Unsquashable: Trading volleys with Maria Toor Pakay

Published: December 4, 2012

Pakistan’s female squash champion does not come from the squash courts of Karachi, nor did she grow up in the lanes of Lahore. Maria Toor Pakay, Pakistan’s number one female squash player, hails from the strife torn region of South Waziristan.

In 2007, when she was just 16, Pakay was honoured with the President’s Salaam Pakistan Award.

In May 2012, the 21-year-old left-hander became the first Pakistan-born woman to reach a British Open main draw after defeating Emily Whitlock in the qualifying competition and upsetting the seedings.

Pakay then caused a sensation when she clinched the Women’s Squash Association title on 23 September 2012 following a surprise semi-final win over English Lauren Selby in the semi-final of that tournament.

As of September 2012, she is ranked 52nd in the world.

The sportswoman talks about her journey from the tribal areas to the international courts.

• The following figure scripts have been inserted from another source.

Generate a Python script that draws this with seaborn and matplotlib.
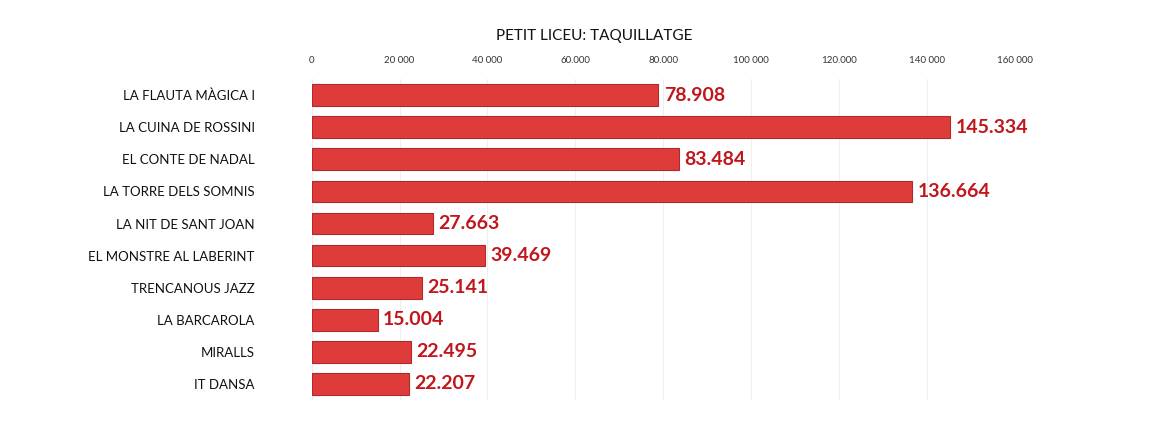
import matplotlib
matplotlib.use("Agg")
import matplotlib.pyplot as plt
import seaborn as sns
import pandas as pd

shows = [
    "LA FLAUTA MÀGICA I",
    "LA CUINA DE ROSSINI",
    "EL CONTE DE NADAL",
    "LA TORRE DELS SOMNIS",
    "LA NIT DE SANT JOAN",
    "EL MONSTRE AL LABERINT",
    "TRENCANOUS JAZZ",
    "LA BARCAROLA",
    "MIRALLS",
    "IT DANSA",
]
ticket_sales = [78908, 145334, 83484, 136664, 27663, 39469, 25141, 15004, 22495, 22207]
tick_values = [0, 20000, 40000, 60000, 80000, 100000, 120000, 140000, 160000]
tick_labels = ["0", "20 000", "40 000", "60.000", "80.000", "100 000", "120.000", "140 000", "160 000"]

df = pd.DataFrame({"show": shows, "sales": ticket_sales})

sns.set_style("white")
plt.rcParams["font.family"] = ["Lato", "DejaVu Sans"]

fig = plt.figure(figsize=(11.76, 4.21), dpi=100)
ax = fig.add_axes([0.265, 0.05, 0.598, 0.762])

sns.barplot(data=df, x="sales", y="show", orient="h", color="#e03b3b",
            edgecolor="#b02a2a", linewidth=0.8, width=0.68, saturation=1, ax=ax)

for i, v in enumerate(ticket_sales):
    ax.text(v + 1200, i, f"{v:,}".replace(",", "."), va="center", ha="left",
            fontsize=14, fontweight="bold", color="#c0161c")

ax.set_xlim(0, 160000)
ax.set_ylim(9.5, -0.5)
ax.set_xticks(tick_values)
ax.set_xticklabels(tick_labels, fontsize=7, color="#333333")
ax.xaxis.tick_top()
ax.tick_params(axis="x", length=0, pad=10)
ax.tick_params(axis="y", length=0, pad=41, labelsize=9.5)
for lbl in ax.get_yticklabels():
    lbl.set_color("#111111")
ax.set_xlabel("")
ax.set_ylabel("")
ax.grid(axis="x", color="#efefef", linewidth=0.8)
ax.set_axisbelow(True)
for s in ax.spines.values():
    s.set_visible(False)

fig.text(0.505, 0.915, "PETIT LICEU: TAQUILLATGE", ha="center", va="center",
         fontsize=11, color="#111111")

fig.savefig("out.png", dpi=100)
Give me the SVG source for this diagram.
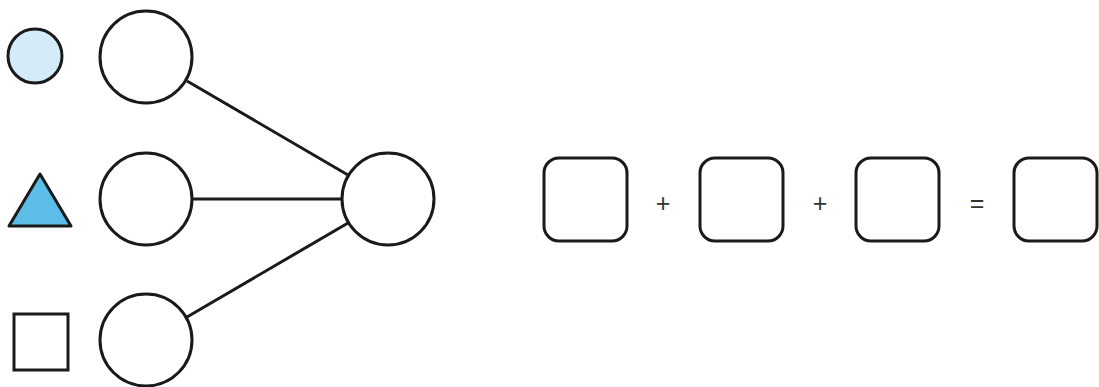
<svg xmlns="http://www.w3.org/2000/svg" width="1099" height="387" viewBox="0 0 1099 387">
<style>
.s{fill:#fff;stroke:#1a1a1a;stroke-width:3}
.c{stroke:#1a1a1a;stroke-width:3;fill:none}
.op{font-family:"Liberation Sans",Arial,sans-serif;font-size:25px;fill:#333;text-anchor:middle}
</style>
<rect width="1099" height="387" fill="#fff"/>
<g id="connectors">
<line class="c" x1="187" y1="81" x2="348" y2="175"/>
<line class="c" x1="193" y1="199" x2="341" y2="199"/>
<line class="c" x1="187" y1="317" x2="348" y2="223"/>
</g>
<g id="legend-circle"><circle cx="35" cy="56" r="27" fill="#d4ecfa" stroke="#1a1a1a" stroke-width="3"/></g>
<g id="legend-triangle"><polygon points="40,174 9,226 71,226" fill="#5bbde8" stroke="#1a1a1a" stroke-width="3" stroke-linejoin="round"/></g>
<g id="legend-square"><rect x="14" y="314" width="54" height="56" fill="#fff" stroke="#1a1a1a" stroke-width="3"/></g>
<g id="node-top"><circle class="s" cx="146" cy="57" r="46"/></g>
<g id="node-middle"><circle class="s" cx="146" cy="199" r="46"/></g>
<g id="node-bottom"><circle class="s" cx="146" cy="340" r="46"/></g>
<g id="node-right"><circle class="s" cx="388" cy="199" r="46"/></g>
<g id="box1"><rect class="s" x="544" y="158" width="83" height="83" rx="15"/></g>
<g id="op1"><text class="op" x="663" y="212">+</text></g>
<g id="box2"><rect class="s" x="700" y="158" width="83" height="83" rx="15"/></g>
<g id="op2"><text class="op" x="820" y="212">+</text></g>
<g id="box3"><rect class="s" x="856" y="158" width="83" height="83" rx="15"/></g>
<g id="op3"><text class="op" x="977" y="212">=</text></g>
<g id="box4"><rect class="s" x="1014" y="158" width="83" height="83" rx="15"/></g>
</svg>
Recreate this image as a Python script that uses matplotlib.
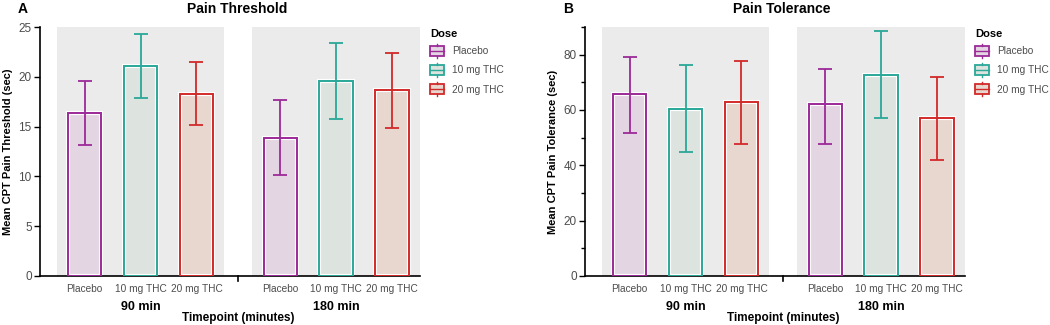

On being brought up as a boy

“My sister and I were homeschooled by our father. My mother was a teacher, so her students also used to help us out in a lot of subjects,” says Pakay.

Since her tribal values imposed a regimented code of conduct on women, at the age of 10, Pakay started dressing and acting like a boy. She shaved her head and wore her brother’s clothes so that she could explore the world outside without her gender coming in the way. “My sister and I were the exact opposite. She used to sit at home and be the girly girl and I used to go out and transport water cans with my brother. That way, I saw more than other girls of that time did.”

At the age of 12, after she was introduced to her trainer as ‘Chingez Khan’ by her father, she started weight-lifting. In 2002, she travelled to Lahore with her brother for a weight lifting competition and won — no surprises, knowing our overachiever  — the first prize. 

On women in the tribal areas

“The conservative parties still resent the empowerment of women but the liberals think it’s our right to be taught how to hold a pen,” says Pakay.

The death of her uncle, Senator Fareedullah Khan in a terrorist attack, made her realise the importance of change and combating militant ideology. In various interviews, she has spoken out about the dearth of rights for women in South Waziristan and the restrictions imposed on them: they are not allowed to get an education, play sports or dress as they please. Pakay believes that the tribal areas need to realise how important sports are for development.

“The conservative parties objected to my growing popularity and even threatened my father, telling him to go back to tableegh and lock me up at home or else they would murder us all,” she says.

Pakay recounts how her father’s growing concern over their security led to her being virtually confined at home for about three years. “I used to play in my room and train myself,” the squash player says. “For a good 9-10 years, I exercised on my own. Many a times, I used to sleep with my legs tied up with dupattas and my arms buried under my body because they would hurt so much.” 

Her moments of glory

“I had a historic British opening in May and felt like I fulfilled my father, my mother and my sister’s vision,” says Pakay. “I also got the The Economic Club of Canada’s first annual Voice of Hope Award in October from the Prime Minister’s wife Laureen Ann Harper. Who would’ve thought that a girl from the tribal areas would get all this recognition and love?” 

On leaving the country and international squash

Despite her achievements, Pakay found that respect and acknowledgement from her own community was hard to come by. “No one would acknowledge that what my family and I are doing was for the greater good of our community,” she says sadly. She was insulted several times and told that “girls are not our priority”. Realising that her skill would never get the exposure it deserved, Maria flew out of the country to dabble in international sports.

Pakay is loving all the exposure and playing international squash, and says she has never been stereotyped because of her gender. “All my coaches are foreigners but they have never treated me like a stranger. People in South Waziristan have all these misconceptions about people from other religions — Christians, Jews — but they are totally false.” Pakay cites instances where her coaches helped her find the Holy Quran and a mosque, and spared her from strenuous practice so that she could offer her prayers. 

On being a role model

“I live up to my family’s values and my friends help me out. I live alone but I don’t go out to party or drink, because I want to set a standard for the girls back home,” says Pakay.

Having struggled in tribal society herself, Pakay feels strongly about women’s rights. “God gives you life just once and you have to justify it. Girls from tribal areas should break the wall of silence and voice their opinions on things that matter. People back home still don’t realise that if you educate a woman, she will educate everyone around her. If you feed her properly, she will feed everyone around her.”

But the 22-year-old has big plans: “Once I come back to my country I will open education institutes and squash training centres for women in the tribal areas,” she says. 

Her other loves and future plans

“I love music and want to get a proper degree in it. I have applied to several colleges and universities in the UK,” shares Pakay. The rising squash player says she will keep her focus on squash and learn music in her spare time. “For now I’m training for the World Open on December 13.”

And we’re hoping for another victory for our rising star!

Published in The Express Tribune, Ms T, December 2nd, 2012.